=== What needs to be done ===
Do not include the pictures; repeat the rest of the data exactly.

=== Material provided ===
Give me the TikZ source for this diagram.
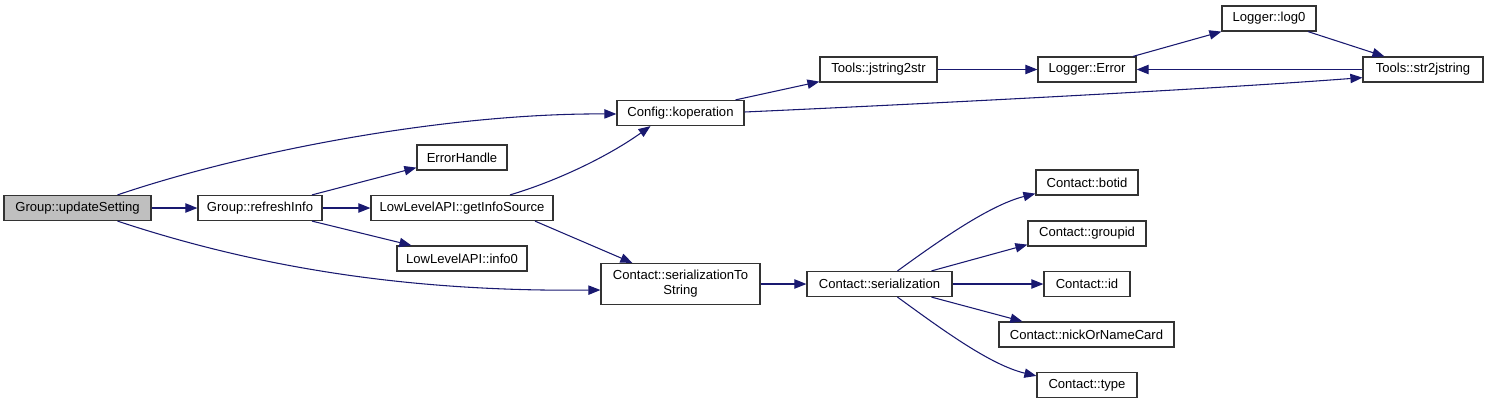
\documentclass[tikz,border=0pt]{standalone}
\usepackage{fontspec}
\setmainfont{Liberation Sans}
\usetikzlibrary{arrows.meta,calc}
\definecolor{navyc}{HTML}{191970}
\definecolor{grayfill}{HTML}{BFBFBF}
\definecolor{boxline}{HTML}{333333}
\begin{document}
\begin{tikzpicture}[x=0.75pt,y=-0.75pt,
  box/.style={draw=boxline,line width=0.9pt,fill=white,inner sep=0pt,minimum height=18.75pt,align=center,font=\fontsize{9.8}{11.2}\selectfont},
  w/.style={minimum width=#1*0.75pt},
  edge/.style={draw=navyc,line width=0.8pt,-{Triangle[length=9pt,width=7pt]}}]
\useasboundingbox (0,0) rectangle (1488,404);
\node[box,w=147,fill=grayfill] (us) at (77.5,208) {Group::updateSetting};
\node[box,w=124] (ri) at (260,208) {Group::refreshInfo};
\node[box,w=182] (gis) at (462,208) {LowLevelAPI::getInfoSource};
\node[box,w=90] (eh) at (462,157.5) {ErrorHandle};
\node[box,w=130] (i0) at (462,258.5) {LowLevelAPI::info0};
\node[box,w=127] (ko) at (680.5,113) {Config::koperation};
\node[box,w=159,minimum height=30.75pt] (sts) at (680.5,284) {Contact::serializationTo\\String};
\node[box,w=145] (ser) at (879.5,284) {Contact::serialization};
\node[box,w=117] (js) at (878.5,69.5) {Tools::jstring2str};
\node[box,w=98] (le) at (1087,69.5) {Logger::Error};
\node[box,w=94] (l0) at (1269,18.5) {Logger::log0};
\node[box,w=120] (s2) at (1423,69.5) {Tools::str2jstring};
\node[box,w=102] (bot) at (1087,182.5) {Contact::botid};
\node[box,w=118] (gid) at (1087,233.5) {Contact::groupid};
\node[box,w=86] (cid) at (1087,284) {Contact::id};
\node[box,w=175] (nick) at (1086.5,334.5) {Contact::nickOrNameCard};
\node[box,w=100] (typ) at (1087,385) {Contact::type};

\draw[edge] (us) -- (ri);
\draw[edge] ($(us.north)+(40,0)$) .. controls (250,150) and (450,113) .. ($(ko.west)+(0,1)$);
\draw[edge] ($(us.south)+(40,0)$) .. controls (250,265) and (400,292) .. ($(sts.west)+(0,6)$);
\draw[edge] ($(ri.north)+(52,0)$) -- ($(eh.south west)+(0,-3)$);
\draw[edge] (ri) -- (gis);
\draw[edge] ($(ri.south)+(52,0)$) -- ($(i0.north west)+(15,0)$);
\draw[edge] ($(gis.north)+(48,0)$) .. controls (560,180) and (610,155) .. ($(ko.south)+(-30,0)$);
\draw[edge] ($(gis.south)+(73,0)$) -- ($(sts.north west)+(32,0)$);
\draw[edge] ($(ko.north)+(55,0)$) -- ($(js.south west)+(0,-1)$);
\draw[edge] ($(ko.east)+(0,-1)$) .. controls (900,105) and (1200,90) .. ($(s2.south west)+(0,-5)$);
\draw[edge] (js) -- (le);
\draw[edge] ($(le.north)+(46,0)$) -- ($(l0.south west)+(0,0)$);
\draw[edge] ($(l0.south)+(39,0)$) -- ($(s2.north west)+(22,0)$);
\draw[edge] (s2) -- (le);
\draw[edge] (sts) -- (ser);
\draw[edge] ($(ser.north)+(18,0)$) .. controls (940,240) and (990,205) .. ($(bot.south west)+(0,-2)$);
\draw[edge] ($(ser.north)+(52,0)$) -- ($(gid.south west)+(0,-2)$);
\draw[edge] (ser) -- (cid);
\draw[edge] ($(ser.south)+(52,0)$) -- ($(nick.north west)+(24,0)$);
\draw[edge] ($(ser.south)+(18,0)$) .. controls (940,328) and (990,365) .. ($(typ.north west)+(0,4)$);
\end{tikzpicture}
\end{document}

=== Solution to this task ===
Give me the TikZ source for this diagram.
\documentclass[tikz,border=0pt]{standalone}
\usepackage{fontspec}
\setmainfont{Liberation Sans}
\usetikzlibrary{arrows.meta,calc}
\definecolor{navyc}{HTML}{191970}
\definecolor{grayfill}{HTML}{BFBFBF}
\definecolor{boxline}{HTML}{333333}
\begin{document}
\begin{tikzpicture}[x=0.75pt,y=-0.75pt,
  box/.style={draw=boxline,line width=0.9pt,fill=white,inner sep=0pt,minimum height=18.75pt,align=center,font=\fontsize{9.8}{11.2}\selectfont},
  w/.style={minimum width=#1*0.75pt},
  edge/.style={draw=navyc,line width=0.8pt,-{Triangle[length=9pt,width=7pt]}}]
\useasboundingbox (0,0) rectangle (1488,404);
\node[box,w=147,fill=grayfill] (us) at (77.5,208) {Group::updateSetting};
\node[box,w=124] (ri) at (260,208) {Group::refreshInfo};
\node[box,w=182] (gis) at (462,208) {LowLevelAPI::getInfoSource};
\node[box,w=90] (eh) at (462,157.5) {ErrorHandle};
\node[box,w=130] (i0) at (462,258.5) {LowLevelAPI::info0};
\node[box,w=127] (ko) at (680.5,113) {Config::koperation};
\node[box,w=159,minimum height=30.75pt] (sts) at (680.5,284) {Contact::serializationTo\\String};
\node[box,w=145] (ser) at (879.5,284) {Contact::serialization};
\node[box,w=117] (js) at (878.5,69.5) {Tools::jstring2str};
\node[box,w=98] (le) at (1087,69.5) {Logger::Error};
\node[box,w=94] (l0) at (1269,18.5) {Logger::log0};
\node[box,w=120] (s2) at (1423,69.5) {Tools::str2jstring};
\node[box,w=102] (bot) at (1087,182.5) {Contact::botid};
\node[box,w=118] (gid) at (1087,233.5) {Contact::groupid};
\node[box,w=86] (cid) at (1087,284) {Contact::id};
\node[box,w=175] (nick) at (1086.5,334.5) {Contact::nickOrNameCard};
\node[box,w=100] (typ) at (1087,385) {Contact::type};

\draw[edge] (us) -- (ri);
\draw[edge] ($(us.north)+(40,0)$) .. controls (250,150) and (450,113) .. ($(ko.west)+(0,1)$);
\draw[edge] ($(us.south)+(40,0)$) .. controls (250,265) and (400,292) .. ($(sts.west)+(0,6)$);
\draw[edge] ($(ri.north)+(52,0)$) -- ($(eh.south west)+(0,-3)$);
\draw[edge] (ri) -- (gis);
\draw[edge] ($(ri.south)+(52,0)$) -- ($(i0.north west)+(15,0)$);
\draw[edge] ($(gis.north)+(48,0)$) .. controls (560,180) and (610,155) .. ($(ko.south)+(-30,0)$);
\draw[edge] ($(gis.south)+(73,0)$) -- ($(sts.north west)+(32,0)$);
\draw[edge] ($(ko.north)+(55,0)$) -- ($(js.south west)+(0,-1)$);
\draw[edge] ($(ko.east)+(0,-1)$) .. controls (900,105) and (1200,90) .. ($(s2.south west)+(0,-5)$);
\draw[edge] (js) -- (le);
\draw[edge] ($(le.north)+(46,0)$) -- ($(l0.south west)+(0,0)$);
\draw[edge] ($(l0.south)+(39,0)$) -- ($(s2.north west)+(22,0)$);
\draw[edge] (s2) -- (le);
\draw[edge] (sts) -- (ser);
\draw[edge] ($(ser.north)+(18,0)$) .. controls (940,240) and (990,205) .. ($(bot.south west)+(0,-2)$);
\draw[edge] ($(ser.north)+(52,0)$) -- ($(gid.south west)+(0,-2)$);
\draw[edge] (ser) -- (cid);
\draw[edge] ($(ser.south)+(52,0)$) -- ($(nick.north west)+(24,0)$);
\draw[edge] ($(ser.south)+(18,0)$) .. controls (940,328) and (990,365) .. ($(typ.north west)+(0,4)$);
\end{tikzpicture}
\end{document}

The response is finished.